This novel is innocently beautiful. It explores the basic feelings of human nature in their most honest form. It starts with overall feelings of negativity which mask the basic human emotion of fear. This middle aged father expresses his resentment over living in a beautiful place, Hawaii, while his wife is lying in a cold hospital bed in a coma after suffering from a boating accident. He mentions how people always assume that the people who live in Hawaii should always be happy, because after all, they're in paradise. His response to these assumptions is fuck paradise. A person isn't "lucky" to live in paradise, because in all seriousness they're still just living, and living is hard.
Matt has two daughters, Alex and Scottie. Scottie is still a "baby" but she's rather messed up. She doesn't know how to react to things so she emulates the actions of her father, or her sister, or her sister's maybe-maybe-not boyfriend. She refuses to talk to her comatose mother, refuses to believe that there's any possibility in her dying, and in order to deal with her feelings she slams her hands down on the spikes of sea urchins, or swims with gigantic colonies of Portuguese Man-Of-Wars. She manipulates boys into peeing on her wounds, she tries to make others feel just as uncomfortable or vulnerable as she feels watching her "sleeping" mother fade away.
Alex gets picked up by Matt and Scottie from her boarding school where she was sent away for being drinking and doing drugs. Really, Alex is unconsciously emulating her mother - her crazy, alcoholic mother who parties it up and who everyone loves. Alex takes on a mother role in the book, trying to help her dad become a dad and get Scottie on some sort of path of normalcy.
This book is filled with dark humor and attempts at dodging the grief that comes with losing someone you love. The book is also filled with the question of what to do when the worst you could imagine is revealed to be true. Matt King has the idea that his wife is cheating on him since the start of the book, and soon comes to find out that his paranoid fears are in all actuality true. So he goes on a journey - a journey to become a real father to his two girls, to forgive his wife, to open himself up, and to find the man that his wife loved, so that he can say goodbye to her. On the family's way to find the man who his wife cheated on him with, Matt once again lets his annoyance come to the surface. At the airport, Matt remarks that the security line is longer than it should be, but most of the people still seem content, which is irritating. "There's nothing worse than being angry and seeing tranquil faces all around you." Then Alex remarks that security, who is checking every person's bags, even though they're just hopping islands, are doing this to just feel like real security, which isn't something to aspire to. Matt reflects that "thank God my daughter isn't a happy person."
I can identify with this invasive pessimism. The irritation at other people's happiness, and the solidarity one can find with other miserable people. This book starts dark and goes to the light. It's like knowing your fate, and just trying to get there in the least painful way possible, and then finding yourself along the way. Like slowly walking in to the ocean, knowing you will drown. You struggle, until you just give up and find some sort of morbid peace in the knowledge that eventually you will sink, and then float up again.
The end of this novel made me cry.

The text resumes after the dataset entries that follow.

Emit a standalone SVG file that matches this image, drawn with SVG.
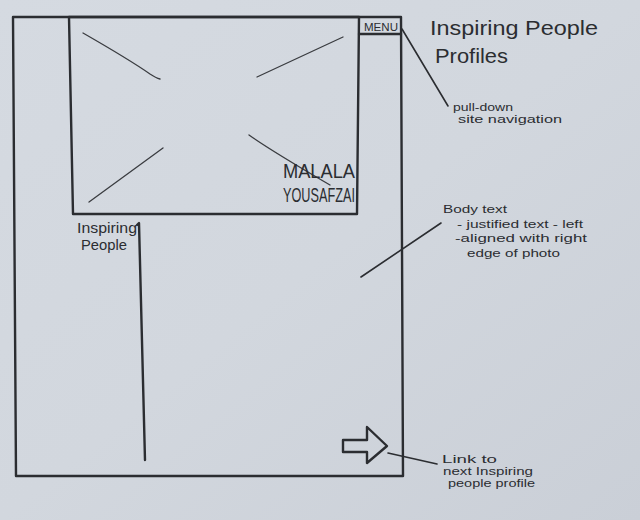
<svg xmlns="http://www.w3.org/2000/svg" width="640" height="520" viewBox="0 0 640 520">
  <defs>
    <linearGradient id="paper" x1="0" y1="0" x2="1" y2="1">
      <stop offset="0" stop-color="#d5dae1"/>
      <stop offset="0.5" stop-color="#d2d7de"/>
      <stop offset="1" stop-color="#cacfd7"/>
    </linearGradient>
    <style>
      .ink { fill: none; stroke: #2b2d31; stroke-width: 2.4; stroke-linejoin: round; stroke-linecap: round; }
      .thin { fill: none; stroke: #3a3c40; stroke-width: 1.3; stroke-linecap: round; }
      .lead { fill: none; stroke: #2b2d31; stroke-width: 1.6; stroke-linecap: round; }
      text { font-family: "Liberation Sans", "DejaVu Sans", sans-serif; fill: #2b2d31; }
      .title { font-size: 21px; }
      .note { font-size: 11.5px; }
      .label { font-size: 14px; }
      .name { font-size: 21px; }
      .menu { font-size: 11px; }
    </style>
  </defs>

  <!-- paper -->
  <rect width="640" height="520" fill="url(#paper)"/>

  <!-- page frame -->
  <g id="page">
    <path class="ink" d="M13,17 L401,17 L403,476 L16,476 Z"/>
  </g>

  <!-- hero photo with placeholder cross -->
  <g id="photo">
    <path class="ink" d="M69,17 L359,17 L357,214 L73,214 Z"/>
    <path class="thin" d="M83,33 Q130,60 150,74 Q156,78 160,79"/>
    <path class="thin" d="M343,37 L257,77"/>
    <path class="thin" d="M163,148 L89,202"/>
    <path class="thin" d="M249,135 Q270,150 330,185"/>
    <text class="name" x="283" y="178" textLength="72" lengthAdjust="spacingAndGlyphs">MALALA</text>
    <text class="name" x="283" y="202" textLength="72" lengthAdjust="spacingAndGlyphs">YOUSAFZAI</text>
  </g>

  <!-- menu tab -->
  <g id="menu">
    <path class="ink" d="M359,34 L401,34"/>
    <text class="menu" x="364" y="31" textLength="34" lengthAdjust="spacingAndGlyphs">MENU</text>
  </g>

  <!-- side navigation column -->
  <g id="side-nav">
    <path class="ink" d="M137,225 L139,223 L145,460"/>
    <text class="label" x="77" y="233" textLength="60" lengthAdjust="spacingAndGlyphs">Inspiring</text>
    <text class="label" x="81" y="250" textLength="46" lengthAdjust="spacingAndGlyphs">People</text>
  </g>

  <!-- next-profile arrow -->
  <g id="next-arrow">
    <path class="ink" d="M343,440 L367,440 L367,427 L387,446 L367,463 L367,452 L343,452 Z"/>
  </g>

  <!-- page title -->
  <g id="title">
    <text class="title" x="430" y="35" textLength="168" lengthAdjust="spacingAndGlyphs">Inspiring People</text>
    <text class="title" x="435" y="63" textLength="73" lengthAdjust="spacingAndGlyphs">Profiles</text>
  </g>

  <!-- annotations -->
  <g id="note-menu">
    <text class="note" x="453" y="111" textLength="60" lengthAdjust="spacingAndGlyphs">pull-down</text>
    <text class="note" x="458" y="123" textLength="104" lengthAdjust="spacingAndGlyphs">site navigation</text>
  </g>
  <g id="note-body">
    <text class="note" x="443" y="213" textLength="64" lengthAdjust="spacingAndGlyphs">Body text</text>
    <text class="note" x="457" y="228" textLength="126" lengthAdjust="spacingAndGlyphs">- justified text - left</text>
    <text class="note" x="455" y="242" textLength="132" lengthAdjust="spacingAndGlyphs">-aligned with right</text>
    <text class="note" x="467" y="257" textLength="93" lengthAdjust="spacingAndGlyphs">edge of photo</text>
  </g>
  <g id="note-link">
    <text class="note" x="442" y="463" textLength="55" lengthAdjust="spacingAndGlyphs">Link to</text>
    <text class="note" x="443" y="475" textLength="90" lengthAdjust="spacingAndGlyphs">next Inspiring</text>
    <text class="note" x="448" y="487" textLength="87" lengthAdjust="spacingAndGlyphs">people profile</text>
  </g>

  <!-- leader lines -->
  <g id="connectors">
    <path class="lead" d="M402,29 L448,106"/>
    <path class="lead" d="M361,277 L441,223"/>
    <path class="lead" d="M388,453 L437,464"/>
  </g>
</svg>
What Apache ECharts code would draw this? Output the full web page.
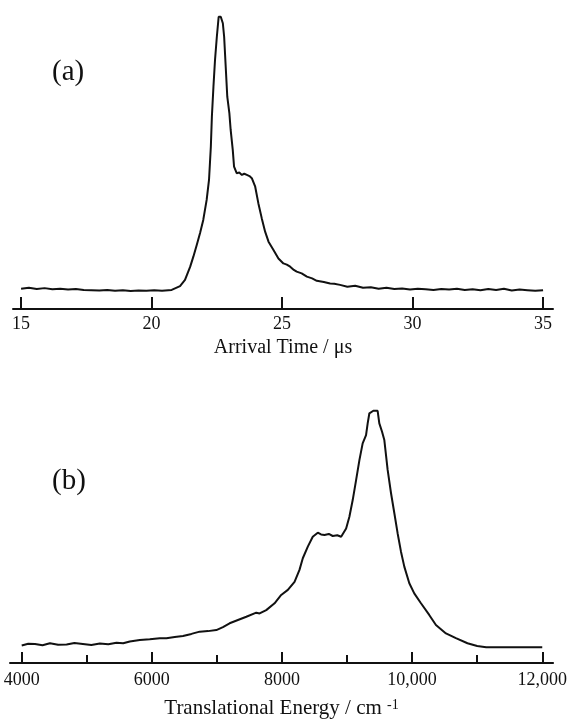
<!DOCTYPE html>
<html>
<head>
<meta charset="utf-8">
<script src="https://cdn.jsdelivr.net/npm/echarts@6/dist/echarts.min.js"></script>
<style>
  html, body { margin: 0; padding: 0; background: #fff; }
  #chart { width: 570px; height: 723px; }
</style>
</head>
<body>
<div id="chart"></div>
<script>
// panel (a): arrival time (us) vs signal (arb.)
const timeUs = [
  15.0, 15.3, 15.6, 15.9, 16.2, 16.5, 16.8, 17.1, 17.4, 17.7, 18.0, 18.3, 18.6, 18.9, 19.2, 19.5, 19.8, 20.1, 20.4, 20.77,
  21.09, 21.28, 21.48, 21.6, 21.73, 21.86, 21.98, 22.11, 22.2, 22.27, 22.31, 22.37, 22.43, 22.5, 22.57, 22.65,
  22.73, 22.78, 22.84, 22.9, 22.98, 23.03, 23.11, 23.16, 23.26, 23.36, 23.46, 23.55, 23.65, 23.75, 23.84, 23.97,
  24.09, 24.22, 24.35, 24.48, 24.67, 24.86, 25.05, 25.18, 25.31, 25.45, 25.56, 25.75, 25.95, 26.15, 26.33, 26.6, 26.84, 27.0, 27.22,
  27.5, 27.8, 28.1, 28.4, 28.7, 29.0, 29.3, 29.6, 29.9, 30.2, 30.5, 30.8, 31.1, 31.4, 31.7, 32.0, 32.3, 32.6, 32.9,
  33.2, 33.5, 33.8, 34.1, 34.4, 34.7, 35.0
];
const signalA = [
  6.9, 7.2, 6.8, 7.1, 6.7, 6.9, 6.6, 6.8, 6.5, 6.4, 6.3, 6.5, 6.2, 6.4, 6.1, 6.3, 6.2, 6.4, 6.2, 6.5,
  7.8, 9.9, 14.4, 17.8, 21.8, 25.9, 30.3, 37.1, 43.9, 55.2, 65.4, 75.6, 84.7, 92.6, 99.4, 99.4,
  97.2, 92.6, 82.4, 72.2, 66.6, 60.9, 54.1, 48.4, 46.2, 46.4, 45.6, 46.0, 45.6, 45.2, 44.5, 41.6,
  36.0, 30.9, 26.3, 22.9, 20.1, 17.2, 15.5, 15.1, 14.4, 13.3, 12.7, 12.1, 11.0, 10.4, 9.6, 9.2, 8.7, 8.6, 8.2,
  7.6, 7.9, 7.2, 7.4, 6.9, 7.2, 6.8, 7.0, 6.6, 6.9, 6.7, 6.5, 6.8, 6.6, 6.9, 6.5, 6.7, 6.4, 6.8,
  6.5, 6.9, 6.3, 6.6, 6.4, 6.2, 6.4
];
const ticksA = [15, 20, 25, 30, 35];

// panel (b): translational energy (cm-1) vs signal (arb.)
const energyCm = [
  4000, 4100, 4204, 4320, 4434, 4560, 4690, 4810, 4940, 5070, 5201, 5330, 5457, 5560, 5661, 5815, 5968, 6122, 6224,
  6352, 6479, 6608, 6735, 6863, 6991, 7093, 7195, 7323, 7452, 7605, 7656, 7758, 7886, 7988, 8090, 8193, 8269,
  8320, 8397, 8473, 8550, 8600, 8653, 8720, 8780, 8850, 8909, 8986, 9036, 9087, 9139, 9190, 9240, 9292, 9317,
  9343, 9404, 9470, 9496, 9538, 9573, 9624, 9676, 9727, 9777, 9829, 9880, 9957, 10033, 10136, 10263, 10366,
  10520, 10673, 10851, 11000, 11138, 11400, 11700, 12000
];
const signalB = [
  6.9, 7.6, 7.5, 7.0, 7.8, 7.2, 7.3, 7.9, 7.5, 7.1, 7.7, 7.4, 8.0, 7.8, 8.5, 9.1, 9.4, 9.8, 9.8,
  10.3, 10.7, 11.5, 12.4, 12.6, 13.0, 14.2, 15.7, 17.0, 18.3, 19.9, 19.6, 20.9, 23.6, 26.9, 28.9, 32.1, 36.8,
  41.4, 46.0, 49.9, 51.5, 50.8, 50.6, 51.0, 50.2, 50.5, 49.9, 53.2, 57.8, 64.4, 72.3, 80.2, 86.8, 90.1, 94.7,
  98.7, 99.7, 99.7, 94.7, 91.4, 88.1, 76.3, 67.1, 59.2, 51.3, 44.0, 38.1, 31.5, 27.5, 23.6, 19.0, 15.0,
  11.7, 9.8, 7.8, 6.7, 6.2, 6.2, 6.2, 6.2
];
const ticksB = [4000, 6000, 8000, 10000, 12000];
const minorTicksB = [5000, 7000, 9000, 11000];

const serif = 'Liberation Serif';
const ink = '#111';

const pairs = (xs, ys) => xs.map((x, i) => [x, ys[i]]);
const fmtEnergy = v => (v >= 10000 ? String(v).replace(/(\d+)(\d{3})$/, '$1,$2') : String(v));

const chart = echarts.init(document.getElementById('chart'));

const option = {
  animation: false,
  backgroundColor: '#fff',
  grid: [
    { left: 13, right: 17, top: 15, height: 294 },
    { left: 10, right: 16, top: 410, height: 253 }
  ],
  xAxis: [
    {
      gridIndex: 0,
      type: 'value',
      position: 'bottom',
      min: 14.69,
      max: 35.38,
      axisLine: { lineStyle: { color: ink, width: 2 } },
      axisTick: { inside: true, length: 12, customValues: ticksA, lineStyle: { color: ink, width: 2 } },
      axisLabel: {
        customValues: ticksA,
        margin: 6,
        fontFamily: serif,
        fontSize: 18,
        color: ink
      },
      splitLine: { show: false },
      name: 'Arrival Time / μs',
      nameLocation: 'middle',
      nameGap: 29,
      nameTextStyle: { fontFamily: serif, fontSize: 20, color: ink }
    },
    {
      gridIndex: 1,
      type: 'value',
      position: 'bottom',
      min: 3820,
      max: 12166,
      axisLine: { lineStyle: { color: ink, width: 2 } },
      axisTick: { inside: true, length: 11, customValues: ticksB, lineStyle: { color: ink, width: 2 } },
      axisLabel: {
        customValues: ticksB,
        margin: 8,
        fontFamily: serif,
        fontSize: 18,
        color: ink,
        formatter: fmtEnergy
      },
      splitLine: { show: false },
      name: '{t|Translational Energy / cm }{s|-1}',
      nameLocation: 'middle',
      nameGap: 35,
      nameTextStyle: {
        fontFamily: serif,
        fontSize: 21,
        color: ink,
        rich: {
          t: { fontFamily: serif, fontSize: 21, color: ink },
          s: { fontFamily: serif, fontSize: 14, color: ink, verticalAlign: 'top' }
        }
      }
    },
    {
      // minor ticks of the energy axis
      gridIndex: 1,
      type: 'value',
      position: 'bottom',
      offset: 0,
      min: 3820,
      max: 12166,
      axisLine: { show: false },
      axisTick: { inside: true, length: 8, customValues: minorTicksB, lineStyle: { color: ink, width: 2 } },
      axisLabel: { show: false },
      splitLine: { show: false }
    }
  ],
  yAxis: [
    { gridIndex: 0, type: 'value', min: 0, max: 100, show: false },
    { gridIndex: 1, type: 'value', min: 0, max: 100, show: false }
  ],
  graphic: [
    {
      type: 'text',
      left: 52,
      top: 58,
      style: { text: '(a)', fontFamily: serif, fontSize: 29, fill: ink }
    },
    {
      type: 'text',
      left: 52,
      top: 467,
      style: { text: '(b)', fontFamily: serif, fontSize: 29, fill: ink }
    }
  ],
  series: [
    {
      name: 'arrival',
      type: 'line',
      xAxisIndex: 0,
      yAxisIndex: 0,
      symbol: 'none',
      lineStyle: { color: ink, width: 2 },
      data: pairs(timeUs, signalA)
    },
    {
      name: 'energy',
      type: 'line',
      xAxisIndex: 1,
      yAxisIndex: 1,
      symbol: 'none',
      lineStyle: { color: ink, width: 2 },
      data: pairs(energyCm, signalB)
    }
  ]
};

chart.setOption(option);
</script>
</body>
</html>
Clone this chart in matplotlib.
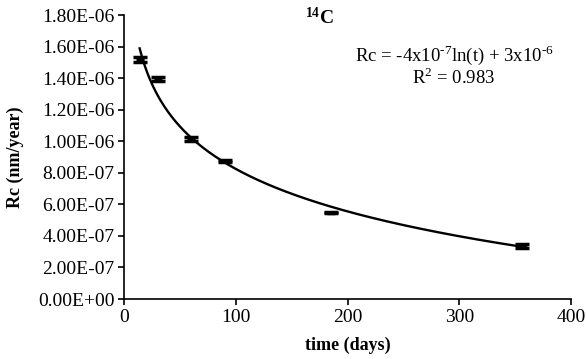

Not overflowing sobbing tears, but just a sneaky little wetness leaking out of my eyes, and that tickle feeling you get in your nose when you know you want to let some emotion go, but still you hold back. The book asks a good question, "Why is it so hard to articulate love yet so easy to express disappointment?" We go through our loves hating one another, despising family members, not understanding our children or our parents. We go through live full of criticism, not realizing that it's the small moments where you show love that make life worth all the hassle. And really, revenge is futile. Through the pain of realizing that his wife cheated on him, through the sick satisfaction that her lover didn't really love her, through the forgiveness and crash course in being left in charge of his own children, Matt eventually learns to let love in and let disappointment go. He learns to be an actual father, and though it's hard to say - he discovers that his wife dying may be the best thing to happen to him and his girls, in a difficult and honest way.
When our loved ones die, we can't revere them for being something they weren't. We can miss them, we can still love them, but "we need to come to terms with the dead and the people they truly were." We can't let the dead rule our lives forever. We have to move on.
Part of the reason I loved the novel Paris was that is told the stories of family lines going from the 1200s to the 1900s. It let us see families evolve and grow, change and follow old paths, it let us see how history repeats itself. In this novel, it also talks about how we descend from a long line of people that we can never truly know. Matt reflects on some of his ancestors, and remarks about how "it's funny that I think of them as the beginning, because they were also descendants of somebody, generations of prints on their DNA, traces of human migrations. They didn't come out of nowhere. Everyone comes from someone who comes from someone else, and this to me is remarkable. We can't know the people who are in us. We'll all have our moment at the top of the tree."
Read this book and go on the tremulous journey with the Kings. You will find yourself remembering your own family, your own faults, your own secrets, your own legacies. How did we get here? Where are we going? How do we, honestly and bravely, move on and say goodbye? This book is poetic, it's peaceful, it's sad and funny and disturbing. It's a good reflection on life, love, and yes ... disappointment.